Il terremoto siamo noi. (Ancora Scurati) “In Italia il 70% delle costruzioni non rispecchia le regole antisismiche”, Corriere della Sera. Sono “friabili e vecchie di un secolo le case che cedono al sisma”, scrive La Stampa. Ma “sono venute giù anche le case degli anni 60”, nota il Corriere. Purtroppo – lo sappiamo – in quegli anni si è costruito molto senza badare a come. Sono mali antichi. Ogni volta che si presenta una tragedia, tutti, dagli scienziati agli uomini politici passando per i giornalisti, tutti riconosciamo come sarebbe indispensabile mettere a punto un piano di investimenti e di opere pubbliche per proteggere le città e i luoghi d’arte, i fiumi e i torrenti, per coltivare di nuovo colline e montagne, dello splendido paese che viviamo. Poi veniamo assorbiti da altre priorità, spesso da altre polemiche: col tempo cala il silenzio delle coscienze. Fino alla prossima catastrofe. Roberto Saviano scrive per Repubblica della straordinaria solidarietà che si sta manifestando in queste ore: chi porta l’acqua, chi apre la propria casa, chi subito si dà da fare per raccogliere quanti più fondi. Poi ricorda quel che disse Sandro Pertini, dopo il terremoto del 1980 in Irpinia: «Qui non c’entra la politica, qui c’entra la solidarietà umana. Tutte le italiane e gli italiani devono sentirsi mobilitati per andare in aiuto a questi fratelli colpiti dalla sciagura, perché credetemi: il modo migliore di ricordare i morti è quello di pensare ai vivi».
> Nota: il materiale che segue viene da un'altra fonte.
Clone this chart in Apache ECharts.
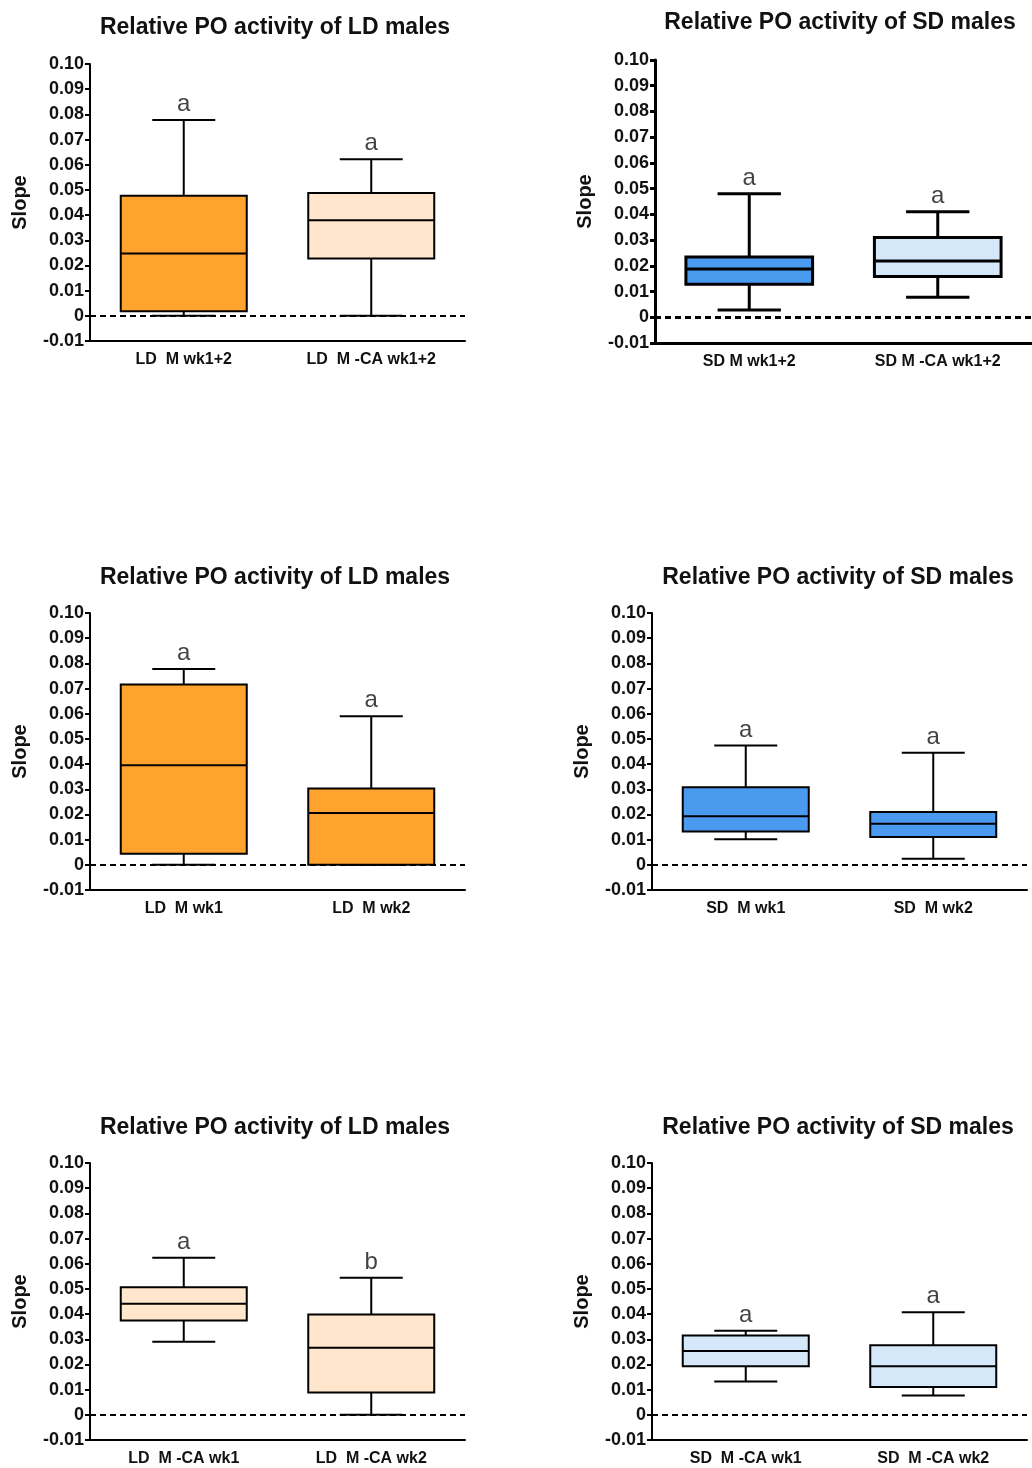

Post scriptum. Confido che Renzi arrivi in giornata nelle zone più colpite, che taccia e invece guardi e ascolti. Spero che il governo faccia poi il contrario di quel che abbiamo visto fare troppe altre volte nel passato. Si pavoneggi poco e assicuri solidarietà e assistenza ai terremotati. Denunci (e sbatta in galera) gli “imprenditori” sciacalli e i funzionari corrotti, vigili sulla ricostruzione. Faccia sentire che l’Italia c’è, invece di ripeterlo a vanvera. Questo ho scritto ieri nel Caffè ed era – o meglio almeno voleva essere – un modo di esprimere la mia speranza e la mia fiducia che il governo Renzi avrebbe saputo reagire meglio all’emergenza del terremoto di quanto non avessi visto fare da altri governi in passato. Invece la frase in corsivo è stata interpretata come una critica preventiva al governo. Addirittura come un atto di sciacallaggio. Mi sono espresso male? Quelle parole “taccia” e “a vanvera”, estrapolate dal contesto, sono apparse troppo crude? È possibile e se è così faccio ammenda. Ma temo che il problema sia più grave: discutere tutte le mattine di quello che scrivono i giornali, farlo senza reticenza e mettendosi in questione, è un’operazione in sé rischiosa, che già a Rainews24 mi aveva procurato molti nemici. Farlo poi, da senatore, quando sei stato individuato – a torto o a ragione – come un ostinato avversario del premier, di un premier i cui atti e le cui parole trovano spazio ogni giorno sulle prime pagine, è ancora peggio. Infine la parola scritta può essere ripresa, amplificata, le si possono attribuire intenzioni che non aveva ma che servono per esprimere indignazione. E subito gli indignati generano altri indignati che spesso non hanno nemmeno letto il post originale. Valuterò se rinunciare alla formula del Caffè.